H.P.: –Una mujer cuya postura cínica la lleva a cercenar sus sentimientos. Ella elige tener al hombre como antagonista. “Yo no lo amé”, le dice a Valmont. “¿Cómo puede creerme capaz de un sentimiento tan bajo?” A pesar de los temas que trata, ésta es una obra llena de humor, de una ironía que aflora plenamente en esta puesta. Müller, que habla de cosas tan contemporáneas y humanas, dice que es una comedia.
I.P.: –No en los últimos tramos, pero sí, en Quartett hay muchas zonas francamente graciosas, todos los juegos de seducción, por ejemplo, que recurren a frases del discurso eclesiástico, de la Iglesia, para lograr la rendición de Volanges. Frases de doble sentido, como de Alberto Olmedo. Pero debajo está siempre la muerte acechando, porque éste es un juego a muerte, donde el que gana también muere.
¿Hay vida de familia artística para rato, entonces?p>
H.P.: –Creo que funcionó porque no nos propusimos conformar una compañía, ni ponernos un nombre, hacernos un sello. Nos unió el deseo y el gusto de trabajar juntos.
H.P.: –No, claro, preferimos el concubinato (risas). Aunque cada uno haga laburos por su lado, la experiencia nos enseñó que trabajar en grupo alivia el laburo en un 50 por cierto.
I.P.: –Porque hay un montón de cosas que ya están habladas, acordadas, sobreentendidas. Hay códigos, afinidades, un lenguaje común, no se pierde tiempo en malentendidos. Tanta confianza recíproca incita a lo desconocido, al desafío.
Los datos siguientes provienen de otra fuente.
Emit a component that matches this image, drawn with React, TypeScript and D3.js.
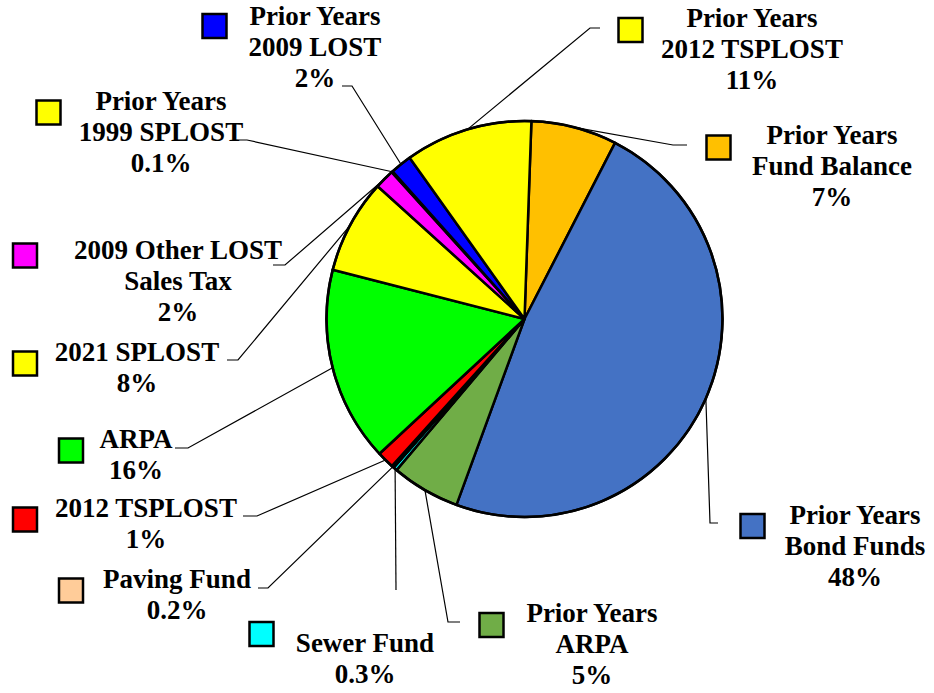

H.P.: –A mí me gusta eso de que no nos hayamos pegoteado, que cada uno pueda ir y venir. Te da aire, mantiene algo fresco en el interior de esta familia.
I.P.: –Vos sabés que mucha gente cree que Horacio y yo somos pareja, o que lo hemos sido, cosa que no es cierta, evidentemente. Pero mirá lo que dijo un día mi tía Pola (Alonso), que tenía grandes frases, cuando veníamos en auto, después de hacer Perlimplín con Horacio en alguna biblioteca: “Lo de ustedes dos arriba de un escenario es de una armonía tal que sólo podría destruirla un matrimonio”.
H.P.: –Es como una frase de Quartett que podrías decir vos, Ingrid. De cuadrito.